> [REQUEST]:
Every line below should be copied exactly; drop the pictures.

> [STORED DATA]:
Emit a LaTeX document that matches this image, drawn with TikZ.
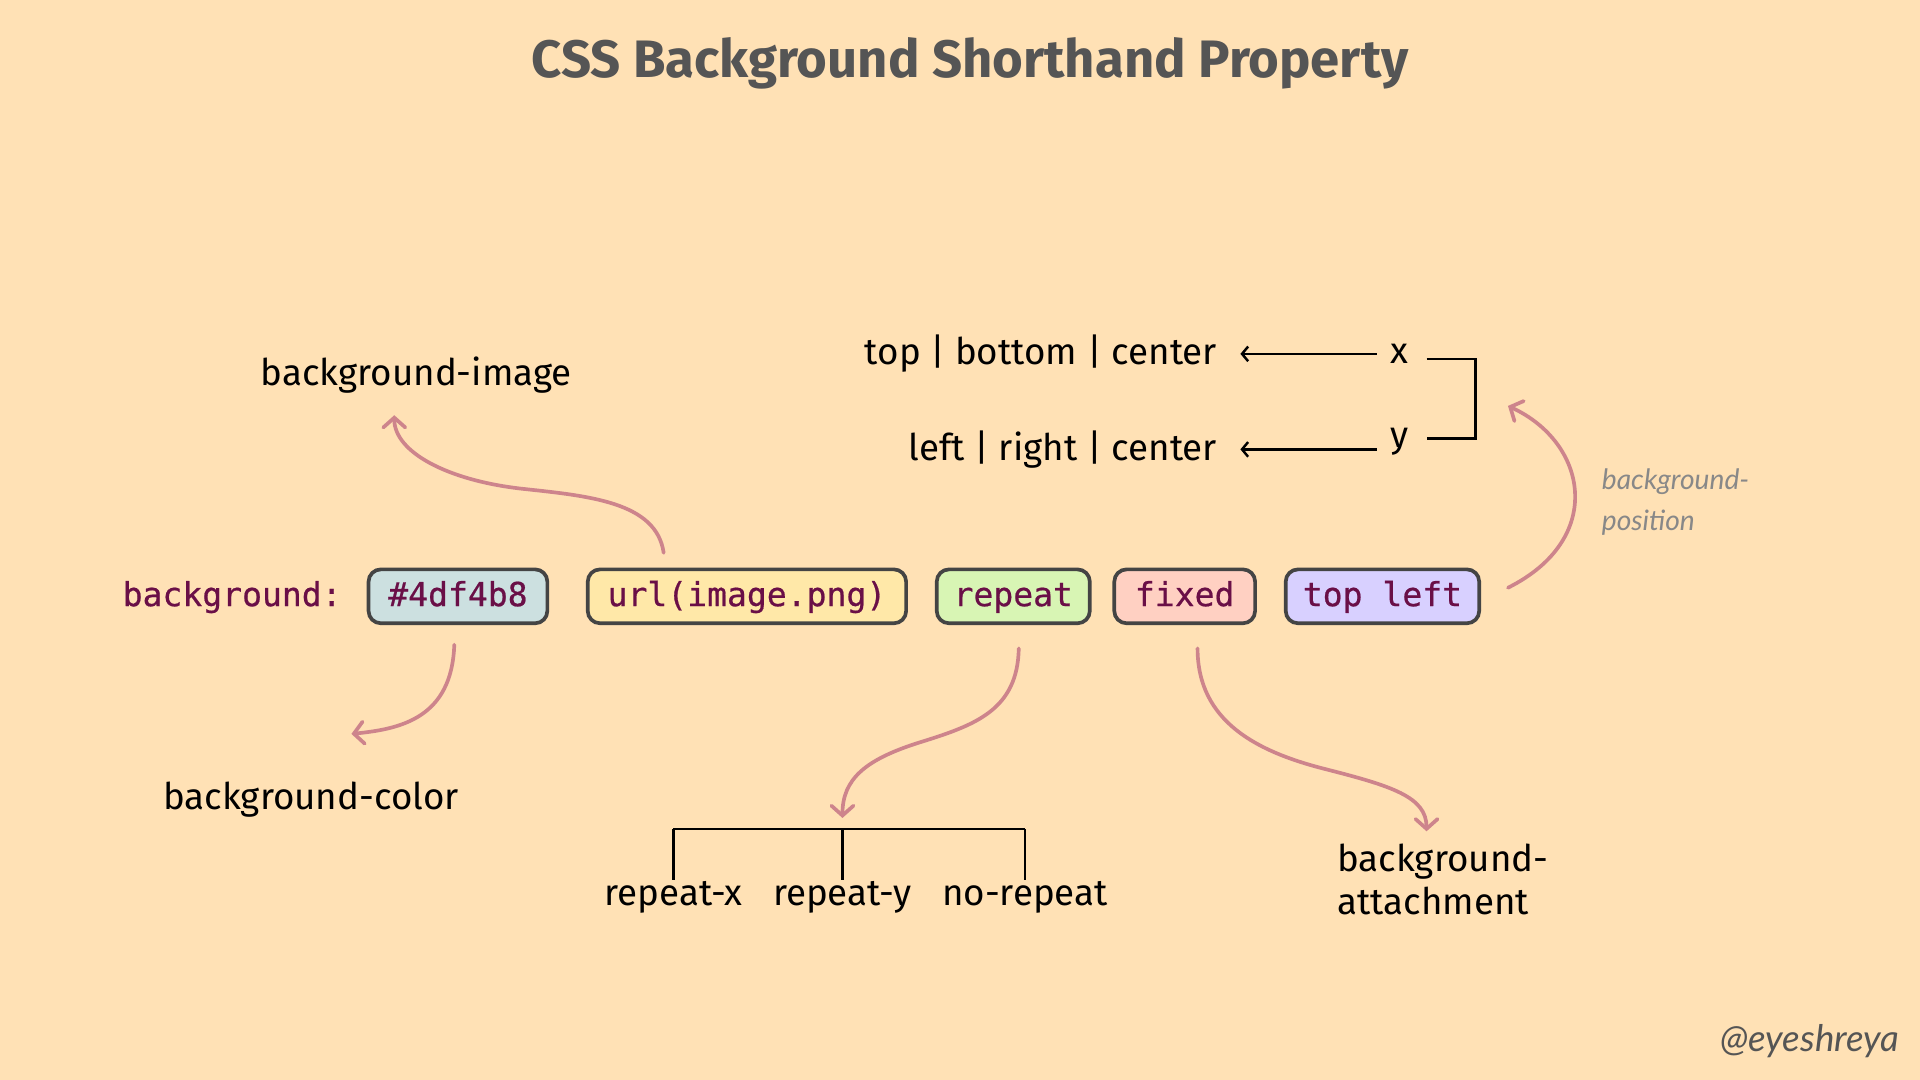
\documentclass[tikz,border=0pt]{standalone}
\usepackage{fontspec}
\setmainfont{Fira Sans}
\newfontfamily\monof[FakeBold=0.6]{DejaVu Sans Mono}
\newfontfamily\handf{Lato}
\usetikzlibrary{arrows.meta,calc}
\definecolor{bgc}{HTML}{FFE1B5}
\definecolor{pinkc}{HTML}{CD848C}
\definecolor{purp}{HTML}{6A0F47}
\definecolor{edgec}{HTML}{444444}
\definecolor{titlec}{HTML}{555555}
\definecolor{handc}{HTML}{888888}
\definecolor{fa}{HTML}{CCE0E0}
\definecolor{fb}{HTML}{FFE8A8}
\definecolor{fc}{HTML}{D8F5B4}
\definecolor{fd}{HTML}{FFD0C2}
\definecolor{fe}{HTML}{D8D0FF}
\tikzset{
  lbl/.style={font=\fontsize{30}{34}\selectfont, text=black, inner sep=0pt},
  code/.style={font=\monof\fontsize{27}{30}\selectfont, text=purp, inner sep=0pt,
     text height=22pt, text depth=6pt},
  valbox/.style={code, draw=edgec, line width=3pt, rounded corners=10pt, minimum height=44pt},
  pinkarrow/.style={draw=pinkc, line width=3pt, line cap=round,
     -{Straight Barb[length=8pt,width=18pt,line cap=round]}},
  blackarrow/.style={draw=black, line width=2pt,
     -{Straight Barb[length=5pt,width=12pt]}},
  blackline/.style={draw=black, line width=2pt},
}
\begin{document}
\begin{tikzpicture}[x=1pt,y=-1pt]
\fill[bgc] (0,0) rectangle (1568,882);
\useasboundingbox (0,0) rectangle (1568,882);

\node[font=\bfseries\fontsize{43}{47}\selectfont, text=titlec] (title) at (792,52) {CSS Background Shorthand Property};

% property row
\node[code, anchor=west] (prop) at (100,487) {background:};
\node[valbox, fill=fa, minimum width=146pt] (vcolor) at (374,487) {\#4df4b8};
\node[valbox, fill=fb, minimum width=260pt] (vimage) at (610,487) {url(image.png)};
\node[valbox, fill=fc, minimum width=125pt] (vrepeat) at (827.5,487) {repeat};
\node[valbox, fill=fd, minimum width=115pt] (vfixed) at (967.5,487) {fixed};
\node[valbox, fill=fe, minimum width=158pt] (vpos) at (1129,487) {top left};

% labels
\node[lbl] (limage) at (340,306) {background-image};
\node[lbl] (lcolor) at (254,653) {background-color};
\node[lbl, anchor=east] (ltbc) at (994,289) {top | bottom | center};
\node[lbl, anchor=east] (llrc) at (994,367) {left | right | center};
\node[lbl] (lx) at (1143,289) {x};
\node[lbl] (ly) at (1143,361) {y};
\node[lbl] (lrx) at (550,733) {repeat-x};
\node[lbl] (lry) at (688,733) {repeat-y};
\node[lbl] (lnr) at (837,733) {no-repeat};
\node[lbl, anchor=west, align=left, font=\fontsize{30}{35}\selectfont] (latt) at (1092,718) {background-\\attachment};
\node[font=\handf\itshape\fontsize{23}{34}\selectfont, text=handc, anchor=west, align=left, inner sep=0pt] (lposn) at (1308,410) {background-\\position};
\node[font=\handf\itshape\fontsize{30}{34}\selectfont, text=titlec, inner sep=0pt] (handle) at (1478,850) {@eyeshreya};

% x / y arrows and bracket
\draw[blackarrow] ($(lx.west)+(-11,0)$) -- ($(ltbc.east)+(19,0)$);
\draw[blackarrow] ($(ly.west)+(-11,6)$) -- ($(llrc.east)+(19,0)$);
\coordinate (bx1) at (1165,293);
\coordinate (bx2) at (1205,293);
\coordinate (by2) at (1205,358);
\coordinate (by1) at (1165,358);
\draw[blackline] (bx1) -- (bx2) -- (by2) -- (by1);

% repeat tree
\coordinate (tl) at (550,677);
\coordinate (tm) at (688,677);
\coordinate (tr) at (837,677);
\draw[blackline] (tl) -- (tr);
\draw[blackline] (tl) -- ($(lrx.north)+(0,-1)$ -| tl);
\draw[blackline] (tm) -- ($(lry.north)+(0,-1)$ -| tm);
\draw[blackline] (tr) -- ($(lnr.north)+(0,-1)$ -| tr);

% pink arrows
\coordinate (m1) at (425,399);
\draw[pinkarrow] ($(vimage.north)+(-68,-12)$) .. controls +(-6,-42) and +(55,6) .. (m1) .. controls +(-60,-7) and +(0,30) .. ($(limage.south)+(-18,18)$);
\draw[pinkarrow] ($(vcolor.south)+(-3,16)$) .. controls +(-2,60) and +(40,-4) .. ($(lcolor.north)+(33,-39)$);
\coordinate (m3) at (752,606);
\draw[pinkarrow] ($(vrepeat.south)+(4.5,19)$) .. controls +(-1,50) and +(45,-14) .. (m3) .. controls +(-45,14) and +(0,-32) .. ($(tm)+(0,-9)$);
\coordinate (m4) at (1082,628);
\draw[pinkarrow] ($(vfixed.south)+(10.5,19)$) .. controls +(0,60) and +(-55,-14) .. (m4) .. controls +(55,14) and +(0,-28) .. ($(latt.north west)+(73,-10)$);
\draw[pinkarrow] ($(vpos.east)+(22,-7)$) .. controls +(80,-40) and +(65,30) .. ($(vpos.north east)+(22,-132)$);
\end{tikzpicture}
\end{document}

> [WRITTEN SOLUTION]:
Emit a LaTeX document that matches this image, drawn with TikZ.
\documentclass[tikz,border=0pt]{standalone}
\usepackage{fontspec}
\setmainfont{Fira Sans}
\newfontfamily\monof[FakeBold=0.6]{DejaVu Sans Mono}
\newfontfamily\handf{Lato}
\usetikzlibrary{arrows.meta,calc}
\definecolor{bgc}{HTML}{FFE1B5}
\definecolor{pinkc}{HTML}{CD848C}
\definecolor{purp}{HTML}{6A0F47}
\definecolor{edgec}{HTML}{444444}
\definecolor{titlec}{HTML}{555555}
\definecolor{handc}{HTML}{888888}
\definecolor{fa}{HTML}{CCE0E0}
\definecolor{fb}{HTML}{FFE8A8}
\definecolor{fc}{HTML}{D8F5B4}
\definecolor{fd}{HTML}{FFD0C2}
\definecolor{fe}{HTML}{D8D0FF}
\tikzset{
  lbl/.style={font=\fontsize{30}{34}\selectfont, text=black, inner sep=0pt},
  code/.style={font=\monof\fontsize{27}{30}\selectfont, text=purp, inner sep=0pt,
     text height=22pt, text depth=6pt},
  valbox/.style={code, draw=edgec, line width=3pt, rounded corners=10pt, minimum height=44pt},
  pinkarrow/.style={draw=pinkc, line width=3pt, line cap=round,
     -{Straight Barb[length=8pt,width=18pt,line cap=round]}},
  blackarrow/.style={draw=black, line width=2pt,
     -{Straight Barb[length=5pt,width=12pt]}},
  blackline/.style={draw=black, line width=2pt},
}
\begin{document}
\begin{tikzpicture}[x=1pt,y=-1pt]
\fill[bgc] (0,0) rectangle (1568,882);
\useasboundingbox (0,0) rectangle (1568,882);

\node[font=\bfseries\fontsize{43}{47}\selectfont, text=titlec] (title) at (792,52) {CSS Background Shorthand Property};

% property row
\node[code, anchor=west] (prop) at (100,487) {background:};
\node[valbox, fill=fa, minimum width=146pt] (vcolor) at (374,487) {\#4df4b8};
\node[valbox, fill=fb, minimum width=260pt] (vimage) at (610,487) {url(image.png)};
\node[valbox, fill=fc, minimum width=125pt] (vrepeat) at (827.5,487) {repeat};
\node[valbox, fill=fd, minimum width=115pt] (vfixed) at (967.5,487) {fixed};
\node[valbox, fill=fe, minimum width=158pt] (vpos) at (1129,487) {top left};

% labels
\node[lbl] (limage) at (340,306) {background-image};
\node[lbl] (lcolor) at (254,653) {background-color};
\node[lbl, anchor=east] (ltbc) at (994,289) {top | bottom | center};
\node[lbl, anchor=east] (llrc) at (994,367) {left | right | center};
\node[lbl] (lx) at (1143,289) {x};
\node[lbl] (ly) at (1143,361) {y};
\node[lbl] (lrx) at (550,733) {repeat-x};
\node[lbl] (lry) at (688,733) {repeat-y};
\node[lbl] (lnr) at (837,733) {no-repeat};
\node[lbl, anchor=west, align=left, font=\fontsize{30}{35}\selectfont] (latt) at (1092,718) {background-\\attachment};
\node[font=\handf\itshape\fontsize{23}{34}\selectfont, text=handc, anchor=west, align=left, inner sep=0pt] (lposn) at (1308,410) {background-\\position};
\node[font=\handf\itshape\fontsize{30}{34}\selectfont, text=titlec, inner sep=0pt] (handle) at (1478,850) {@eyeshreya};

% x / y arrows and bracket
\draw[blackarrow] ($(lx.west)+(-11,0)$) -- ($(ltbc.east)+(19,0)$);
\draw[blackarrow] ($(ly.west)+(-11,6)$) -- ($(llrc.east)+(19,0)$);
\coordinate (bx1) at (1165,293);
\coordinate (bx2) at (1205,293);
\coordinate (by2) at (1205,358);
\coordinate (by1) at (1165,358);
\draw[blackline] (bx1) -- (bx2) -- (by2) -- (by1);

% repeat tree
\coordinate (tl) at (550,677);
\coordinate (tm) at (688,677);
\coordinate (tr) at (837,677);
\draw[blackline] (tl) -- (tr);
\draw[blackline] (tl) -- ($(lrx.north)+(0,-1)$ -| tl);
\draw[blackline] (tm) -- ($(lry.north)+(0,-1)$ -| tm);
\draw[blackline] (tr) -- ($(lnr.north)+(0,-1)$ -| tr);

% pink arrows
\coordinate (m1) at (425,399);
\draw[pinkarrow] ($(vimage.north)+(-68,-12)$) .. controls +(-6,-42) and +(55,6) .. (m1) .. controls +(-60,-7) and +(0,30) .. ($(limage.south)+(-18,18)$);
\draw[pinkarrow] ($(vcolor.south)+(-3,16)$) .. controls +(-2,60) and +(40,-4) .. ($(lcolor.north)+(33,-39)$);
\coordinate (m3) at (752,606);
\draw[pinkarrow] ($(vrepeat.south)+(4.5,19)$) .. controls +(-1,50) and +(45,-14) .. (m3) .. controls +(-45,14) and +(0,-32) .. ($(tm)+(0,-9)$);
\coordinate (m4) at (1082,628);
\draw[pinkarrow] ($(vfixed.south)+(10.5,19)$) .. controls +(0,60) and +(-55,-14) .. (m4) .. controls +(55,14) and +(0,-28) .. ($(latt.north west)+(73,-10)$);
\draw[pinkarrow] ($(vpos.east)+(22,-7)$) .. controls +(80,-40) and +(65,30) .. ($(vpos.north east)+(22,-132)$);
\end{tikzpicture}
\end{document}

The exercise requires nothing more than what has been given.